So you completely rewrote the Stealth rules.
Cool. (Though you should have mentioned that you have
extensive house rules at the beginning of the thread. There would have been fewer useless posts.)
Make the badguys use these new stealth rules. And use them on the squishy killers. Suddenly the fighter's ability to still be alive at the end of a fight means that he's the coolest guy in the party.
Other Advice
The fighter is doing 1d8+8, or 1d8+10 damage per hit, with a +16 to +18 attack bonus (call it +17). That's
expected for a fighter of his level. CR 8 monsters trend towards AC 20 with 11 HD (call it d8+2, or about 70 hp). Which means your fighter can hit, and it hurts, but it won't be fatal until round 3 (if all blows land) or 6 (if only primary attacks land).
On the reverse, he has an AC of 35 (29 when flat-footed) against a normal attack bonus of ~+13 at CR 8. So, he's only getting hit on natural 20's (or 16+ when flat-footed). Without his shield he's still got AC 30 (high for his level). I'd advise him to drop the shield for a two-handed fighting style - one that lets him trade his attack bonus for extra damage (-1 attack = +2 damage, up to -8 for +16). A +9 attack will land 50% of the time, and the 1d8+26 damage will hurt a lot more than what he's currently doing.
Alternately, giving a weapon modification that provides an extra +1d6, or even +2d6, of damage (Serrated, Spiked, Razor-Edged, or whatever you want to call it) would help his damage output without forcing a style change.
Perception Analysis
I think a big part of the problem is that the fighter is the
only PC in melee combat. Which means that he doesn't see how his flanking bonus made it possible for the rogue to sneak attack things to death (always a morale builder for me), nor does he see how quickly everyone else in the party drops when they get ganged-up on. All he sees is him taking all the beating and everyone else doing all the killing.
I've been there, and it is a very frustrating place. Because you only get to see how you suck and everyone else is awesome - you don't get to see how you are awesome.

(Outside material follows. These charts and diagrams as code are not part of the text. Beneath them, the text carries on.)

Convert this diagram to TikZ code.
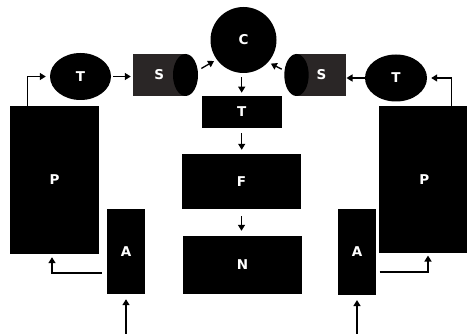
\documentclass[tikz,border=0pt]{standalone}
\usepackage{fontspec}
\setmainfont{DejaVu Sans}
\usetikzlibrary{shapes.geometric,arrows.meta}
\definecolor{cylgray}{HTML}{2A2626}
\begin{document}
\begin{tikzpicture}[x=1pt,y=-1pt,
  blk/.style={fill=black,draw=none,text=white,inner sep=0pt,
    font=\bfseries\fontsize{13.5}{15}\selectfont},
  boxn/.style={blk,rectangle},
  ovaln/.style={blk,ellipse},
  body/.style={blk,rectangle,fill=cylgray},
  capn/.style={fill=black,draw=none,ellipse,inner sep=0pt},
  arr/.style={line width=1.3pt,-{Triangle[length=6pt,width=7pt]}},
]
\useasboundingbox (0,0) rectangle (467,334);
% left side
\node[boxn,minimum width=89pt,minimum height=148pt] (PL) at (54.5,180) {P};
\node[boxn,minimum width=38pt,minimum height=85pt] (AL) at (126,251.5) {A};
\node[ovaln,minimum width=61pt,minimum height=47pt] (TL) at (80.5,76.5) {T};
\node[body,minimum width=52.5pt,minimum height=42pt] (SL) at (159.25,75) {S};
\node[capn,minimum width=25pt,minimum height=42pt] (SLc) at (185.5,75) {};
% centre
\node[blk,circle,minimum size=66pt] (C) at (243.5,40) {C};
\node[boxn,minimum width=80pt,minimum height=32.3pt] (TC) at (241.7,112) {T};
\node[boxn,minimum width=119pt,minimum height=55pt] (F) at (241.5,181.5) {F};
\node[boxn,minimum width=118.4pt,minimum height=58pt] (N) at (242.5,265) {N};
% right side
\node[body,minimum width=49.8pt,minimum height=42pt] (SR) at (321.4,75) {S};
\node[capn,minimum width=24.4pt,minimum height=42pt] (SRc) at (296.5,75) {};
\node[ovaln,minimum width=62pt,minimum height=47pt] (TR) at (396,78) {T};
\node[boxn,minimum width=90pt,minimum height=147.3pt] (PR) at (424.3,179.7) {P};
\node[boxn,minimum width=38.6pt,minimum height=85.7pt] (AR) at (357,252) {A};
% inputs
\coordinate (inL) at (126,334);
\coordinate (inR) at (357,334);
% connectors
\draw[arr,shorten >=4pt] ([xshift=18pt]PL.north west) |- (TL.west);
\draw[arr,shorten <=2pt,shorten >=2pt] (TL.east) -- (TL.east -| SL.west);
\draw[arr,shorten <=4pt,shorten >=3pt] (SLc.20) -- (C.216);
\draw[arr,shorten >=4pt] ([xshift=-18.3pt]PR.north east) |- (TR.east);
\draw[arr] (TR.west) -- (TR.west -| SR.east);
\draw[arr,shorten <=3pt,shorten >=3pt] (SRc.160) -- (C.318);
\draw[arr,shorten <=4pt,shorten >=3pt] (C.south -| TC.north) -- (TC.north);
\draw[arr,shorten <=5pt,shorten >=4pt] (TC.south) -- (TC.south |- F.north);
\draw[arr,shorten <=7pt,shorten >=5pt] (F.south) -- (F.south |- N.north);
\draw[arr,shorten <=5pt,shorten >=3pt] ([yshift=-21.5pt]AL.west) -| ([xshift=-2.5pt]PL.south);
\draw[arr,shorten <=3pt,shorten >=2pt] ([yshift=-20pt]AR.east) -| ([xshift=3.7pt]PR.south);
\draw[arr,shorten >=5pt] (inL) -- (AL.south);
\draw[arr,shorten >=5pt] (inR) -- (AR.south);
\end{tikzpicture}
\end{document}
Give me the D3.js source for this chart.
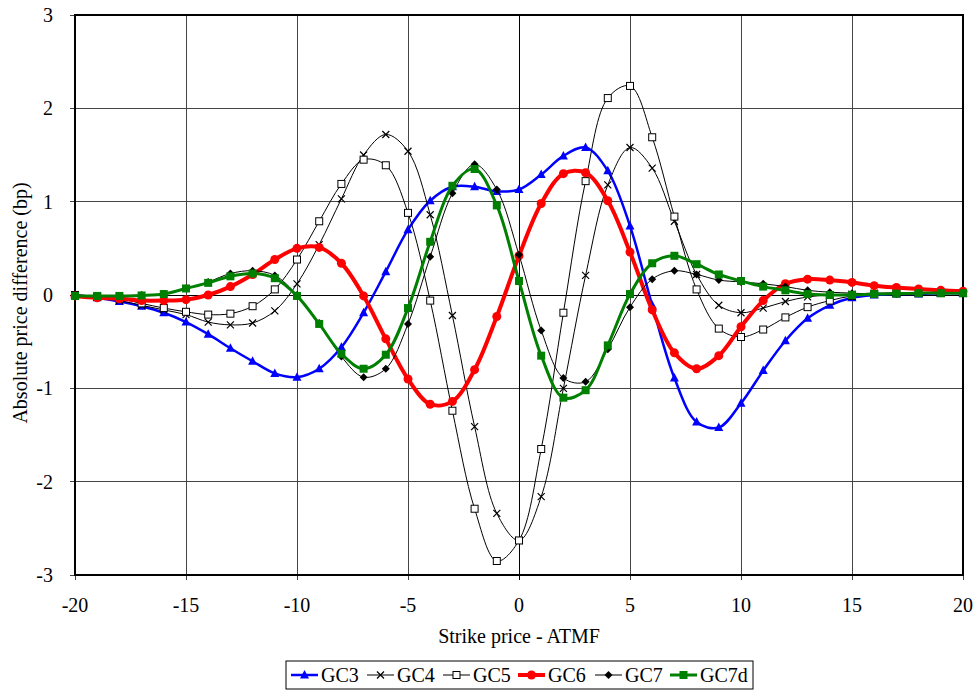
<!DOCTYPE html>
<html>
<head>
<meta charset="utf-8">
<title>GC price difference</title>
<script src="https://cdn.jsdelivr.net/npm/d3@7"></script>
<style>
  body { margin: 0; background: #fff; }
</style>
</head>
<body>
<svg id="chart" width="976" height="691"></svg>
<script>
// strike offsets -20..20
const strikes = [-20,-19,-18,-17,-16,-15,-14,-13,-12,-11,-10,-9,-8,-7,-6,-5,-4,-3,-2,-1,0,1,2,3,4,5,6,7,8,9,10,11,12,13,14,15,16,17,18,19,20];

const gc3 = [0,-0.03,-0.07,-0.12,-0.19,-0.29,-0.42,-0.57,-0.71,-0.84,-0.88,-0.79,-0.56,-0.19,0.25,0.7,1.01,1.16,1.16,1.11,1.13,1.29,1.49,1.58,1.33,0.74,-0.11,-0.89,-1.36,-1.42,-1.16,-0.81,-0.49,-0.25,-0.11,-0.03,0,0.01,0.01,0.02,0.02];
const gc4 = [0,-0.02,-0.06,-0.11,-0.16,-0.21,-0.29,-0.32,-0.3,-0.17,0.12,0.54,1.03,1.5,1.72,1.54,0.86,-0.22,-1.41,-2.34,-2.63,-2.16,-1.0,0.21,1.18,1.58,1.36,0.79,0.22,-0.11,-0.19,-0.14,-0.07,-0.02,0,0.01,0.02,0.02,0.02,0.02,0.02];
const gc5 = [0,-0.02,-0.04,-0.09,-0.14,-0.18,-0.21,-0.2,-0.12,0.06,0.38,0.79,1.19,1.45,1.39,0.88,-0.06,-1.24,-2.29,-2.85,-2.63,-1.65,-0.19,1.22,2.11,2.24,1.69,0.84,0.06,-0.36,-0.45,-0.37,-0.24,-0.13,-0.06,-0.01,0.01,0.02,0.02,0.02,0.02];
const gc6 = [-0.01,-0.03,-0.04,-0.06,-0.06,-0.05,0,0.09,0.22,0.38,0.5,0.51,0.34,-0.01,-0.47,-0.9,-1.17,-1.14,-0.8,-0.23,0.42,0.98,1.3,1.31,1.01,0.46,-0.16,-0.62,-0.79,-0.65,-0.34,-0.06,0.12,0.17,0.16,0.135,0.1,0.08,0.065,0.05,0.04];
const gc7 = [-0.01,-0.01,-0.01,0,0.01,0.07,0.14,0.23,0.26,0.21,0,-0.3,-0.66,-0.88,-0.79,-0.31,0.41,1.09,1.4,1.13,0.43,-0.38,-0.89,-0.93,-0.58,-0.13,0.17,0.26,0.22,0.16,0.14,0.12,0.09,0.05,0.03,0.02,0.01,0.01,0.02,0.02,0.02];
const gc7d = [-0.01,-0.01,-0.01,-0.005,0.01,0.07,0.13,0.2,0.23,0.18,-0.01,-0.31,-0.63,-0.79,-0.64,-0.14,0.57,1.17,1.35,0.96,0.15,-0.65,-1.1,-1.02,-0.54,0.01,0.34,0.42,0.33,0.22,0.15,0.09,0.05,0.01,0,0,0.01,0.015,0.02,0.02,0.02];

const xTicks = [-20,-15,-10,-5,0,5,10,15,20];
const yTicks = [-3,-2,-1,0,1,2,3];

const series = [
  { name: 'GC3', values: gc3, color: '#0000ff', width: 2.5, marker: 'triangle' },
  { name: 'GC4', values: gc4, color: '#000', width: 1, marker: 'cross' },
  { name: 'GC5', values: gc5, color: '#000', width: 1, marker: 'opensquare' },
  { name: 'GC6', values: gc6, color: '#ff0000', width: 4, marker: 'circle' },
  { name: 'GC7', values: gc7, color: '#000', width: 1, marker: 'diamond' },
  { name: 'GC7d', values: gc7d, color: '#008000', width: 3, marker: 'square' }
];

const FONT = "'Liberation Serif', 'DejaVu Serif', 'Times New Roman', serif";
const svg = d3.select('#chart').attr('font-family', FONT);
const plotL = 75, plotR = 963, plotT = 15, plotB = 575;

const x = d3.scaleLinear().domain([-20, 20]).range([plotL, plotR]);
const y = d3.scaleLinear().domain([-3, 3]).range([plotB, plotT]);

// grid
svg.append('g').selectAll('line').data(yTicks).join('line')
  .attr('x1', plotL - 5).attr('x2', plotR)
  .attr('y1', d => y(d)).attr('y2', d => y(d))
  .attr('stroke', d => d === 0 ? '#000' : '#444').attr('stroke-width', 1)
  .attr('shape-rendering', 'crispEdges');
svg.append('g').selectAll('line').data(xTicks).join('line')
  .attr('x1', d => x(d)).attr('x2', d => x(d))
  .attr('y1', plotT).attr('y2', plotB + 5)
  .attr('stroke', d => d === 0 ? '#000' : '#444').attr('stroke-width', 1)
  .attr('shape-rendering', 'crispEdges');
svg.append('rect')
  .attr('x', plotL).attr('y', plotT).attr('width', plotR - plotL).attr('height', plotB - plotT)
  .attr('fill', 'none').attr('stroke', '#000').attr('stroke-width', 1.5)
  .attr('shape-rendering', 'crispEdges');

// tick labels
svg.append('g').selectAll('text').data(yTicks).join('text')
  .attr('x', 53).attr('y', d => y(d)).attr('dy', '0.35em')
  .attr('text-anchor', 'end').attr('font-size', 20).style('font-family', FONT)
  .text(d => d);
svg.append('g').selectAll('text').data(xTicks).join('text')
  .attr('x', d => x(d)).attr('y', 612)
  .attr('text-anchor', 'middle').attr('font-size', 20).style('font-family', FONT)
  .text(d => d);

svg.append('text').attr('x', (plotL + plotR) / 2).attr('y', 643)
  .attr('text-anchor', 'middle').attr('font-size', 20).style('font-family', FONT)
  .text('Strike price - ATMF');
svg.append('text')
  .attr('transform', `translate(27, ${(plotT + plotB) / 2 + 8}) rotate(-90)`)
  .attr('text-anchor', 'middle').attr('font-size', 20).style('font-family', FONT)
  .text('Absolute price difference (bp)');

function drawMarker(g, type, color) {
  if (type === 'triangle') {
    g.append('path').attr('d', 'M0,-5L4.5,3.5L-4.5,3.5Z').attr('fill', color);
  } else if (type === 'cross') {
    g.append('path').attr('d', 'M-3.5,-3.5L3.5,3.5M-3.5,3.5L3.5,-3.5').attr('stroke', color).attr('stroke-width', 1.2);
  } else if (type === 'opensquare') {
    g.append('rect').attr('x', -3.5).attr('y', -3.5).attr('width', 7).attr('height', 7)
      .attr('fill', '#fff').attr('stroke', color).attr('stroke-width', 1);
  } else if (type === 'circle') {
    g.append('circle').attr('r', 4.5).attr('fill', color);
  } else if (type === 'diamond') {
    g.append('path').attr('d', 'M0,-4L4,0L0,4L-4,0Z').attr('fill', color);
  } else if (type === 'square') {
    g.append('rect').attr('x', -4).attr('y', -4).attr('width', 8).attr('height', 8).attr('fill', color);
  }
}

const line = d3.line()
  .x((d, i) => x(strikes[i]))
  .y(d => y(d))
  .curve(d3.curveCatmullRom.alpha(0.5));

series.forEach(s => {
  const g = svg.append('g');
  g.append('path').datum(s.values)
    .attr('d', line)
    .attr('fill', 'none').attr('stroke', s.color).attr('stroke-width', s.width);
  g.selectAll('g').data(s.values).join('g')
    .attr('transform', (d, i) => `translate(${x(strikes[i])},${y(d)})`)
    .each(function () { drawMarker(d3.select(this), s.marker, s.color); });
});

// legend
const legend = svg.append('g');
legend.append('rect').attr('x', 286).attr('y', 661).attr('width', 467).attr('height', 28)
  .attr('fill', '#fff').attr('stroke', '#000').attr('stroke-width', 1);
const legX = [291, 367, 443, 518, 595, 670];
series.forEach((s, i) => {
  const item = legend.append('g').attr('transform', `translate(${legX[i]},675)`);
  item.append('line').attr('x1', 0).attr('x2', 27).attr('y1', 0).attr('y2', 0)
    .attr('stroke', s.color).attr('stroke-width', s.width);
  drawMarker(item.append('g').attr('transform', 'translate(13.5,0)'), s.marker, s.color);
  item.append('text').attr('x', 30).attr('y', 0).attr('dy', '0.35em')
    .attr('font-size', 20).style('font-family', FONT).text(s.name);
});
</script>
</body>
</html>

When you include the fact that he has to spend turns getting to the fight (moving into melee), while
everyone else (enemies and allies) can begin the killing right away, you've got a recipe for the kind of player frustration you're seeing. All you can do is show him how awesome his character actually is.
I had a similar problem in an
Iron Heroes game. The Armiger player was really disappointed with his character (Emidius - 8th level Armiger) - and then he single-handedly stopped a TPK. The 15 tough mooks, plus hero-level boss, jumped the party and dropped every single other character. He was surrounded, 9 versus him, but he would not die.
Would. Not. Die.
After seven more rounds, he managed to kill every enemy on the field. He was mangled (had about 8 of his 83 hp), but his class features gave him durability, the kind of durability that let him survive that maelstrom of death and pain that put all the other (higher-damage) heroes on their butts. After that, Emidius was his favorite PC of all time - he could survive anything, even his super-flying-squid-druid (17th level) from a completely different campaign, and eventually kill whatever was trying to kill him. Sure, he wasn't as fast or flashy as the others, but he was
even more dangerous - which was all my player needed to know to really enjoy the character.
I really hope that some of that helps out. Best of luck.